Paul Segal, meanwhile, thinks that Winnie secretly enjoys announcing business visitors. “I admit,” he says, “that this is supposed to be a
residential
building. But for a while I used my apartment as my office. When I finally had to have a bigger place I moved my office to 730 Fifth Avenue. I told Winnie that she wouldn't have to be announcing my clients any more, and she actually acted a little hurt and disappointed.”

It is also possible that Winnie secretly enjoys the new breed of celebrity tenants and their celebrity friends who come to visit them, and finds conspiring with John Lennon to avoid the
paparazzi
an exciting part of her job. “There was a truck with cameras parked across the street for days and days, just waiting for him to come out,” she says. “But he escaped through the basement when I warned him. The phone is a nuisance, though. I get between fifteen and twenty calls a day from people trying to get through to him. People try to leave messages, and they try to leave gifts. We don't take the messages, and we don't accept the gifts.”

But times may be changing. Not long ago Warner LeRoy became concerned when he noticed that a group of teen-age girls was going up and down the street, talking to various doormen. He asked one of the doormen what the girls were after. “They're trying to find out which building Rex Reed lives in,” he was told.

In terms of renovations Winnie Bodkin is decidedly a traditionalist. “I feel terrible when I see the beautiful paneling and mantels being shipped out,” she says, “or when I hear that someone is painting over
the lovely mahogany. People never used to do things like that.” She is also disparaging of the building's elaborate new security system.

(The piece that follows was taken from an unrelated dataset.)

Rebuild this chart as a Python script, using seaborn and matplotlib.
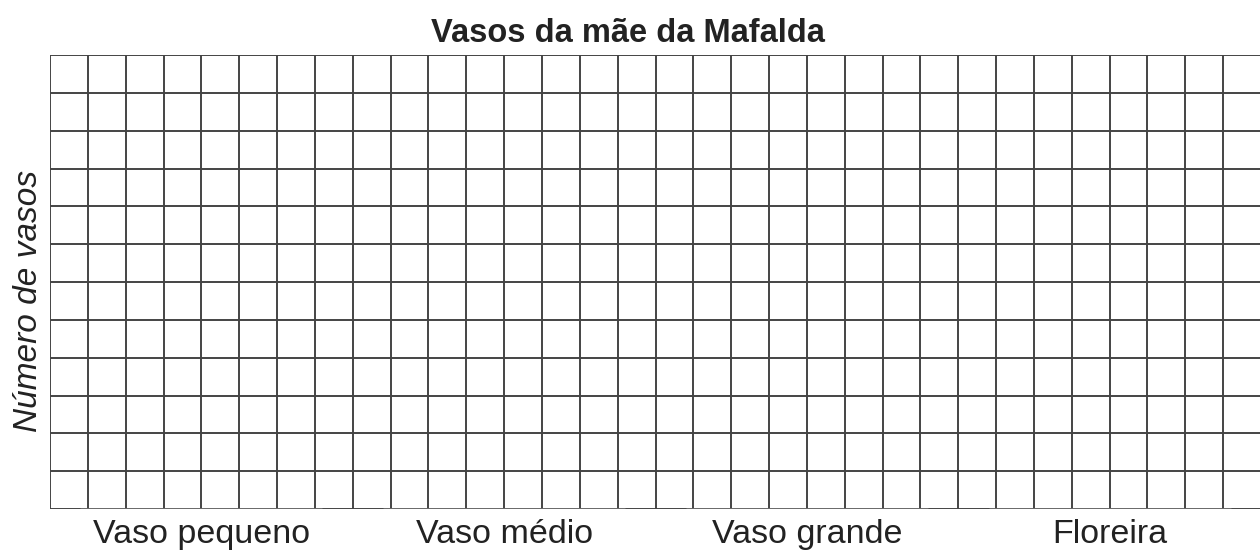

New York, in Winnie's opinion, began to get security-conscious in the late 1950's and 1960's, and by the 1970's people had become obsessive about it to the point of paranoia. “In the old days there were no burglaries,” she says. “Now we have an electric door and an electric gate. What good does it do? If a burglar wants to get in, he'll get in. The trouble with people nowadays is that they don't want jobs, they don't want to work. People just work a few weeks so they can collect unemployment.”